Sobre los méritos del profesor
Hace unos días ordené un cajón en el que quedaban algunas reliquias de mi adolescencia. Entre regalos de la Súper POP, anillos oxidados y fotos de carnet con las cejas sin depilar, encontré una hoja de papel reciclado que contenía una lista de propuestas para leer aquel verano de mis trece años, todas ellas de literatura juvenil reciente y adecuada a nuestra edad, nada de clásicos. Correspondía a la asignatura de catalán e iba acompañada de títulos de cuadernillos de ortografía y un mensaje de buenos deseos para los próximos meses.
Ah, los deberes para las vacaciones, eso que en primaria cumplía a rajatabla y luego, en el instituto, no recuerdo haber hecho jamás porque los mismos docentes eran conscientes de la actitud de los alumnos y como mucho nos sugerían libros, sin obligarnos a presentar nada el próximo mes de septiembre. Aun así, a mí me gustaba leer y, aunque no recuerdo si fue exactamente en aquellas fechas, hay tres novelas de aquel listado que leí y me gustaron mucho; también hay una que me aburrió, pero claro, ¡ni siquiera los profesores pueden acertar siempre!
Cuando pensamos en el trabajo que realizan los profes para inculcar el amor por la lectura, solo nos vienen a la cabeza las obras obligatorias y los comentarios de literatura. Ahora bien, si intentamos ir más allá de los límites definidos por el sistema educativo, seguro que veremos mucho más y mejor, como ese directorio de libros juveniles que nos facilitaron para aquellos meses de calor.

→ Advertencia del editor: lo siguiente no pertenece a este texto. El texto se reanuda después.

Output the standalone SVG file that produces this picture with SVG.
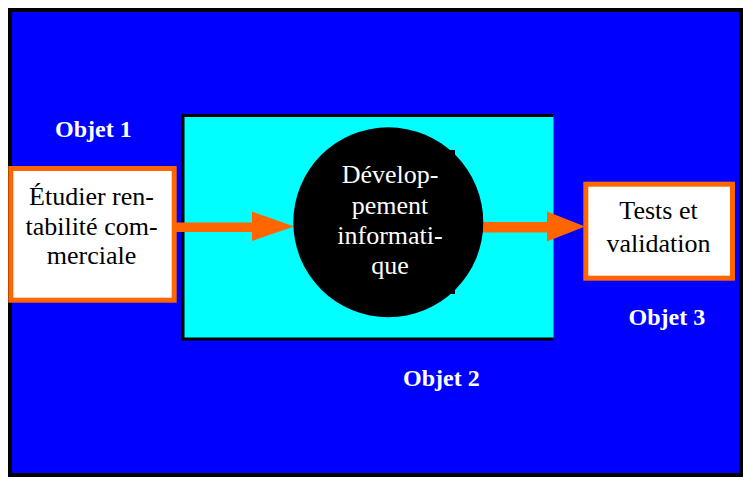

Otro ejemplo que trasciende las barreras son las recomendaciones espontáneas en clase, a raíz del extracto de un ejercicio o simplemente de un momento de iluminación. De este modo recuerdo haber llegado a La casa de los espíritus, La joven de la perla y Seda, tres novelas adultas (pero aptas para adolescentes a partir de cierta edad) que mi profesora de castellano tuvo la brillante idea de aconsejarnos cuando rondábamos los dieciséis años. Las tres me encantaron y no solo eso, sino que me abrieron las puertas a tres autores de los que he querido buscar más por mi cuenta.
Por otro lado, recuerdo con un gran cariño aquellos certámenes literarios que se organizan por Sant Jordi en los que se premia a los ganadores con un libro. Yo gané varios y, en general, aquellas elecciones me gustaron mucho: desde una historia llena de ingenio a una de corte realista con mucha intriga, pasando por algunos clásicos universales de Julio Verne. Todas ellas reunían las cualidades suficientes para convencer a adolescentes muy diversos.

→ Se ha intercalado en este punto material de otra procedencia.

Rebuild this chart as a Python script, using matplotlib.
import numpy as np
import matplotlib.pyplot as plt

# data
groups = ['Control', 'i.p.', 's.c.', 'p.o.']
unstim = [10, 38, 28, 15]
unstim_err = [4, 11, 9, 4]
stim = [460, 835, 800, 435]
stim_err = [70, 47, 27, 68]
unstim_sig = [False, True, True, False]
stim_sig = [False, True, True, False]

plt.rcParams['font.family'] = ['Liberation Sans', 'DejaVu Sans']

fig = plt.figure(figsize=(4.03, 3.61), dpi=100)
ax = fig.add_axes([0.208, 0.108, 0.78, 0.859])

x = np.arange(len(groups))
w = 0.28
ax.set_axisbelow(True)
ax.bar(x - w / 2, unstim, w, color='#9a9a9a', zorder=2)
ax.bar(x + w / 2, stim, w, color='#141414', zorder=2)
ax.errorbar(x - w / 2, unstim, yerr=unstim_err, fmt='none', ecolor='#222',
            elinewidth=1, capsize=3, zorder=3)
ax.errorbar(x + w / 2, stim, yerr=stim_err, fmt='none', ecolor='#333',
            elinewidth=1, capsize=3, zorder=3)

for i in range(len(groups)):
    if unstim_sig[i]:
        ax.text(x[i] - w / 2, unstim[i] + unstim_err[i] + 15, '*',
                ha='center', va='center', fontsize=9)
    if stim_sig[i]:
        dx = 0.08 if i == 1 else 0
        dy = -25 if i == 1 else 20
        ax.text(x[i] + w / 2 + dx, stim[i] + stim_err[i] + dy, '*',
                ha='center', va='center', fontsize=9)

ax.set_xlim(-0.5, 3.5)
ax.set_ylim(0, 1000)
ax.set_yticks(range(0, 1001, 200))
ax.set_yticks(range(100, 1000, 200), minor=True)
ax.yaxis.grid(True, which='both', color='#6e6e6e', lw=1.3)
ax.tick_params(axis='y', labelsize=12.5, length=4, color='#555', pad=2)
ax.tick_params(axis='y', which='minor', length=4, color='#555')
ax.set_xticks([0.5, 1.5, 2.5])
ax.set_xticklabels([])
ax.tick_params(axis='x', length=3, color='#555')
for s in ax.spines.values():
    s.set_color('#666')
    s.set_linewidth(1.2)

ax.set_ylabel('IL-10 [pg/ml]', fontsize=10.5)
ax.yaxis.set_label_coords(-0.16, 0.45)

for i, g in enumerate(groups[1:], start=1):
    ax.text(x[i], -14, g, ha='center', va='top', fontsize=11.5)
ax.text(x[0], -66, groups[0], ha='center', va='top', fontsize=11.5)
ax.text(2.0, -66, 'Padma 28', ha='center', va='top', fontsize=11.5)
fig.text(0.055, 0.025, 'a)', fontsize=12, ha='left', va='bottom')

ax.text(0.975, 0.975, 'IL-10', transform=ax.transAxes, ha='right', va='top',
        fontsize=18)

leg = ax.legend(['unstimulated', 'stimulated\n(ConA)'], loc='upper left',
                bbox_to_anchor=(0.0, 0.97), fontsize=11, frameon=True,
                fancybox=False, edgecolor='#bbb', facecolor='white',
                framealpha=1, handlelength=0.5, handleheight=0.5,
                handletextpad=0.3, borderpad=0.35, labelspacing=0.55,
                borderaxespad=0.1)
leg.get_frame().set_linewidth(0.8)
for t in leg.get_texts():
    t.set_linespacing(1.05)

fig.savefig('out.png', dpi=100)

Pero esas ganas de transmitirnos la pasión por la lectura no se limitan a sugerencias de títulos concretos: un tutor que lucha por mantener a flote una biblioteca escolar fría y abandonada también tiene mucho mérito, a pesar de que la mayor parte de los estudiantes solo la visiten por obligación y pasen por alto su esfuerzo. En cualquier caso, está claro que no se puede exigir que todos se conviertan en grandes lectores; el amor por esta afición debe surgir de uno mismo cuando prueba una trama de ficción tan exquisita que le hace querer más.

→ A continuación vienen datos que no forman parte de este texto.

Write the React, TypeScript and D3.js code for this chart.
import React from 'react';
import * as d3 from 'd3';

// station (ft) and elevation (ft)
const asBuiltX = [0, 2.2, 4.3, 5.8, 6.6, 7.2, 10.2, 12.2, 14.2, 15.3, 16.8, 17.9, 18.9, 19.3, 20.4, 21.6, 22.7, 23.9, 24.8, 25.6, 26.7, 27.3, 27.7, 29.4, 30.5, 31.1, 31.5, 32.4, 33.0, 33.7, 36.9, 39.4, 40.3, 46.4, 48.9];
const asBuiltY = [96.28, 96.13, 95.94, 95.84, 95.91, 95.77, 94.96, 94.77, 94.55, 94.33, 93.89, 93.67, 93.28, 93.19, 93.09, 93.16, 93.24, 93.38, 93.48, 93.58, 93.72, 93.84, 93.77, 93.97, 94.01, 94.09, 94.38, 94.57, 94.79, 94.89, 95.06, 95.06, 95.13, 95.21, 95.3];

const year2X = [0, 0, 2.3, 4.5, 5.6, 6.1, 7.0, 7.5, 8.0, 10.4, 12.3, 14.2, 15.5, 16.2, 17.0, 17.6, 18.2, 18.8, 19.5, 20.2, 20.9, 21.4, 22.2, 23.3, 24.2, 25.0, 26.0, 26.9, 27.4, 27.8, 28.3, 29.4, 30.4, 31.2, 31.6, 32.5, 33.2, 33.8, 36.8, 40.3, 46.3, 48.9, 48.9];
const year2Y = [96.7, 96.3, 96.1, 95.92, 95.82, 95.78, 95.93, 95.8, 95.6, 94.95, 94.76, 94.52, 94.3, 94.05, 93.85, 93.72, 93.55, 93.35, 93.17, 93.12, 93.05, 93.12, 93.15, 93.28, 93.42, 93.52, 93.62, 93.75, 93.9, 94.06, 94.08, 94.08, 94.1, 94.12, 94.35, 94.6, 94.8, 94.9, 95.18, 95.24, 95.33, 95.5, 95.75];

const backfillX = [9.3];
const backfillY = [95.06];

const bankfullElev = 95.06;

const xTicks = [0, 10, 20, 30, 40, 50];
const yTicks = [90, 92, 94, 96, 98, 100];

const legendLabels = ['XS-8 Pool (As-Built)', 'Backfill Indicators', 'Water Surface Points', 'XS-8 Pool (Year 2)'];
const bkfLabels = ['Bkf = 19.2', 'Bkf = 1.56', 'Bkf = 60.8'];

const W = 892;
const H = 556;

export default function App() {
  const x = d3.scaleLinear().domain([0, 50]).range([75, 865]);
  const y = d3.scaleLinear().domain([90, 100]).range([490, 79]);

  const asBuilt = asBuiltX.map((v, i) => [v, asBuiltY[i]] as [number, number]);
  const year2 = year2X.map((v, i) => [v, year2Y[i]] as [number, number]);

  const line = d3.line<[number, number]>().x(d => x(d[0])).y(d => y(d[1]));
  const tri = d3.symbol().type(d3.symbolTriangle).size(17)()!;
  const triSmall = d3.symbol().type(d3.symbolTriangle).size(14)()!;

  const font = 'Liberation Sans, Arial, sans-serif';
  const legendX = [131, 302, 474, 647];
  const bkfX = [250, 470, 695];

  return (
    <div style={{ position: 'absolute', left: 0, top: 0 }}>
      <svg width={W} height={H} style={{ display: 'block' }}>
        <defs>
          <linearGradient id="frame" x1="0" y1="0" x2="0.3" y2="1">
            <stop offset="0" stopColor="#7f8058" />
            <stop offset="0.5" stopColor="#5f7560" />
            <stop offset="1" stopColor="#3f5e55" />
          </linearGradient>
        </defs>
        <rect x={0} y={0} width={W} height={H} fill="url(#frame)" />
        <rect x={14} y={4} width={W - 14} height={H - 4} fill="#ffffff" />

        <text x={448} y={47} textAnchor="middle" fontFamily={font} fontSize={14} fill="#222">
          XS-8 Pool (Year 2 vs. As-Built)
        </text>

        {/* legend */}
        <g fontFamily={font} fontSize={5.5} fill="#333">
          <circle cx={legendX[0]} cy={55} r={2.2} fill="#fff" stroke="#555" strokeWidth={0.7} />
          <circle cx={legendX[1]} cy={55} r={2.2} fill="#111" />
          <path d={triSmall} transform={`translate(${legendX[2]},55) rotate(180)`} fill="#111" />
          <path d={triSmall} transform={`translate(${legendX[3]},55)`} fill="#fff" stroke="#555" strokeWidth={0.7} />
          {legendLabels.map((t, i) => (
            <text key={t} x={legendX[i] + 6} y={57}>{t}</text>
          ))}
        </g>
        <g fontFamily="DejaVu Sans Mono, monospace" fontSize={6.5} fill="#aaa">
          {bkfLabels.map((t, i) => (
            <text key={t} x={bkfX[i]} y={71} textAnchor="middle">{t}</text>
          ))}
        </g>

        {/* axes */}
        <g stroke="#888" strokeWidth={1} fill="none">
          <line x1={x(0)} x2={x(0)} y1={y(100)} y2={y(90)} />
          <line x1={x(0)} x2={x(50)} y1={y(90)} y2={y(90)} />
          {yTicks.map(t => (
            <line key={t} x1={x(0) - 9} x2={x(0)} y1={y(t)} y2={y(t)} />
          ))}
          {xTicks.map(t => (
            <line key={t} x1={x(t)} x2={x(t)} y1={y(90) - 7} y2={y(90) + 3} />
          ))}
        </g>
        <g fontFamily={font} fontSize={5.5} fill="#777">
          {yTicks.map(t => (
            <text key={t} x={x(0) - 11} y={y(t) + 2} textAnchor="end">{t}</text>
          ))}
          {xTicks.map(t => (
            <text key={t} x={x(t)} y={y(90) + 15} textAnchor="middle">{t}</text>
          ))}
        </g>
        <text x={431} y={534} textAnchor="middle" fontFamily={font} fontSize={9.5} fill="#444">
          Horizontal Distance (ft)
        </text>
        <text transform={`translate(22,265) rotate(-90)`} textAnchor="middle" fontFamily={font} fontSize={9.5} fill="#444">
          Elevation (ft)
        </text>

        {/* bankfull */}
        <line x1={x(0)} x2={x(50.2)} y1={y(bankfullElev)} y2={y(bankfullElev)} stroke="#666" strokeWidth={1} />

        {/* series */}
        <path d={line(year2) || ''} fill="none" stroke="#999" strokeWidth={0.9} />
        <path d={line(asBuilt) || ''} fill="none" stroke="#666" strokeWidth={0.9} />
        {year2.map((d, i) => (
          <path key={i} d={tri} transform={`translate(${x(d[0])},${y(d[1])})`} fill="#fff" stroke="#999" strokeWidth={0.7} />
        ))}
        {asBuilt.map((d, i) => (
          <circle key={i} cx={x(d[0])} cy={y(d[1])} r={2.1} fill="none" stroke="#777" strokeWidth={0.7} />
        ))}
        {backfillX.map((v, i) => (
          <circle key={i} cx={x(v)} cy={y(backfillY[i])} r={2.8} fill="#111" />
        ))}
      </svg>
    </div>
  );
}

Con estas palabras quiero hacer mi particular homenaje a los profesores, a los que tuve yo y a los demás: no dejéis nunca de aportar vuestro granito de arena aunque sea a partir de recomendaciones y propuestas que se salen del plan de estudios. La literatura no es un pasatiempo tan extendido como la televisión, pero algunos alumnos os escuchamos, anotamos mentalmente lo que decís y agradecemos que saquéis esa vertiente más personal. Vuestro trabajo vale la pena, no lo dudéis nunca.